Archive for September 2010
How Keynesian Archduke Krugman recommended a housing bubble as a solution to all of America’s post tech bubble problems
by Tyler Durden
Posted originally on Zero Hedge, August 9, 2010
THE YEAR IS 2002, AMERICA HAS JUST WOKEN UP WITH THE WORST POST-DOT.COM hangover ever. Paul Krugman then, just as now, writes worthless op-eds for the NYT. And then, just as now, the Keynesian acolyte recommended excess spending as the solution to all of America problems. Only this one time, at band camp, Krugman went too far. If there is one thing that everyone can agree on, is that the Housing Bubble, is arguably the worst thing to ever happen to America, bringing with it such pestilence and locusts as the credit bubble, the end of free market capitalism, and the inception of American-style crony capitalism. Those who ignored it, even though it was staring them in the face, such as Greenspan and Bernanke, now have their reputation teetering on the edge of oblivion.
So what can we say of those who openly endorsed it as a solution to America’s problems? Enter exhibit A: New York Times, August 2, 2002, “Dubya’s Double Dip?” Name the author: “The basic point is that the recession of 2001 wasn’t a typical postwar slump, brought on when an inflation-fighting Fed raises interest rates and easily ended by a snapback in housing and consumer spending when the Fed brings rates back down again. This was a prewar-style recession, a morning after brought on by irrational exuberance. To fight this recession the Fed needs more than a snapback; it needs soaring household spending to offset moribund business investment. And to do that, as Paul McCulley of Pimco put it, Alan Greenspan needs to create a housing bubble to replace the Nasdaq bubble.”
If you said Krugman, you win. Indeed, the idiocy of Keynesianism knew no bounds then, as it does now. The solution then, as now, to all problems was more bubbles, more spending, more deficits. So we have the implosion tech bubble: And what does Krugman want to create, to fix it? Why, create a housing bubble… Well, at least we know now how that advice played out.

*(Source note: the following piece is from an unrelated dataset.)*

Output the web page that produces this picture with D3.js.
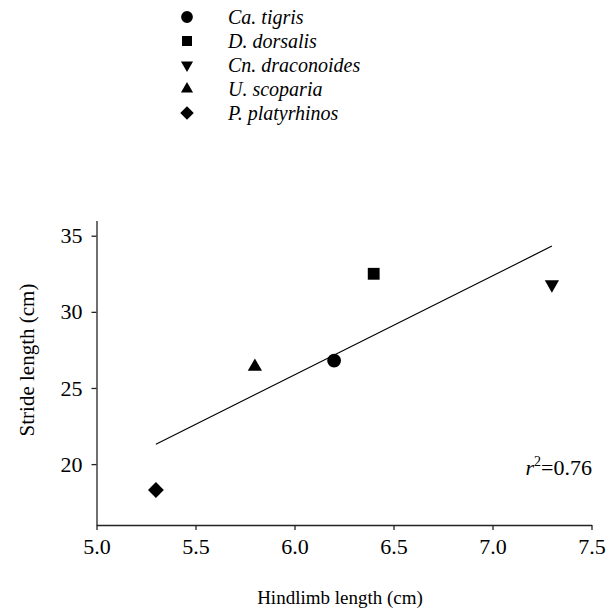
<!DOCTYPE html>
<html>
<head>
<meta charset="utf-8">
<script src="https://cdn.jsdelivr.net/npm/d3@7"></script>
<style>
  body { margin: 0; background: #fff; }
</style>
</head>
<body>
<svg id="chart" width="614" height="611"></svg>
<script>
const species = ["Ca. tigris", "D. dorsalis", "Cn. draconoides", "U. scoparia", "P. platyrhinos"];
const markers = ["circle", "square", "down", "up", "diamond"];
const hindlimb = [6.2, 6.4, 7.3, 5.8, 5.3];
const stride = [26.8, 32.5, 31.8, 26.4, 18.3];
const xTicks = [5.0, 5.5, 6.0, 6.5, 7.0, 7.5];
const yTicks = [20, 25, 30, 35];
const rSquared = "0.76";

const serif = "'Liberation Serif', 'Times New Roman', Times, serif";

let svg = d3.select("#chart");

let x = d3.scaleLinear().domain([5.0, 7.5]).range([96.5, 591.5]);
let y = d3.scaleLinear().domain([16, 36]).range([525, 220.5]);

// marker shapes
function symbolPath(kind) {
    if (kind === "circle") return d3.symbol().type(d3.symbolCircle).size(150)();
    if (kind === "square") return d3.symbol().type(d3.symbolSquare).size(140)();
    if (kind === "diamond") return d3.symbol().type(d3.symbolSquare).size(125)();
    return d3.symbol().type(d3.symbolTriangle).size(88)();
}
function symbolRotate(kind) {
    if (kind === "down") return " rotate(180)";
    if (kind === "diamond") return " rotate(45)";
    return "";
}

// axes
let xAxis = svg.append("g")
    .attr("transform", "translate(0,525)")
    .call(d3.axisBottom(x).tickValues(xTicks).tickFormat(d3.format(".1f")).tickSizeInner(5).tickSizeOuter(0).tickPadding(8));

let yAxis = svg.append("g")
    .attr("transform", "translate(96.5,0)")
    .call(d3.axisLeft(y).tickValues(yTicks).tickSizeInner(5).tickSizeOuter(0).tickPadding(9));

[xAxis, yAxis].forEach(function (a) {
    a.attr("font-family", null).attr("font-size", null);
    a.selectAll("path, line").attr("stroke", "#222").attr("stroke-width", 1.3);
    a.selectAll("text")
        .style("font-family", serif)
        .style("font-size", "22px")
        .attr("fill", "#000");
});

// axis titles
svg.append("text")
    .attr("x", 340).attr("y", 604)
    .attr("text-anchor", "middle")
    .style("font-family", serif)
    .style("font-size", "19px")
    .text("Hindlimb length (cm)");

svg.append("text")
    .attr("transform", "translate(34,360) rotate(-90)")
    .attr("text-anchor", "middle")
    .style("font-family", serif)
    .style("font-size", "21px")
    .text("Stride length (cm)");

// least squares line over the data range
let mx = d3.mean(hindlimb), my = d3.mean(stride);
let sxy = d3.sum(hindlimb, (v, i) => (v - mx) * (stride[i] - my));
let sxx = d3.sum(hindlimb, v => (v - mx) * (v - mx));
let slope = sxy / sxx, icpt = my - slope * mx;
let xr = d3.extent(hindlimb);

svg.append("line")
    .attr("x1", x(xr[0])).attr("y1", y(icpt + slope * xr[0]))
    .attr("x2", x(xr[1])).attr("y2", y(icpt + slope * xr[1]))
    .attr("stroke", "#000").attr("stroke-width", 1.2);

// points
svg.append("g").selectAll("path")
    .data(hindlimb)
    .enter().append("path")
    .attr("d", (d, i) => symbolPath(markers[i]))
    .attr("transform", (d, i) => "translate(" + x(d) + "," + y(stride[i]) + ")" + symbolRotate(markers[i]))
    .attr("fill", "#000");

// r squared
let rt = svg.append("text")
    .attr("x", 592).attr("y", 475)
    .attr("text-anchor", "end")
    .style("font-family", serif)
    .style("font-size", "22px");
rt.append("tspan").style("font-style", "italic").text("r");
rt.append("tspan").attr("dy", -9).style("font-size", "14px").text("2");
rt.append("tspan").attr("dy", 9).text("=" + rSquared);

// legend
let legend = svg.append("g").selectAll("g")
    .data(species)
    .enter().append("g")
    .attr("transform", (d, i) => "translate(187," + (17 + i * 24) + ")");

legend.append("path")
    .attr("d", (d, i) => symbolPath(markers[i]))
    .attr("transform", (d, i) => "scale(0.85)" + symbolRotate(markers[i]))
    .attr("fill", "#000");

legend.append("text")
    .attr("x", 41).attr("y", 7)
    .style("font-family", serif)
    .style("font-size", "20px")
    .style("font-style", "italic")
    .text(d => d);
</script>
</body>
</html>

And now what? He wants another trillion in fiscal stimulus… Quadrillion? Sextillion (arguably this cool sounding number is at least two to four years away before the Fed brings it into the daily vernacular)? And just like the housing bubble he suggested then brought America to the biggest depression it has ever seen, so his current suggestion will be the economic cataclysm that wipes out America from the face of the earth.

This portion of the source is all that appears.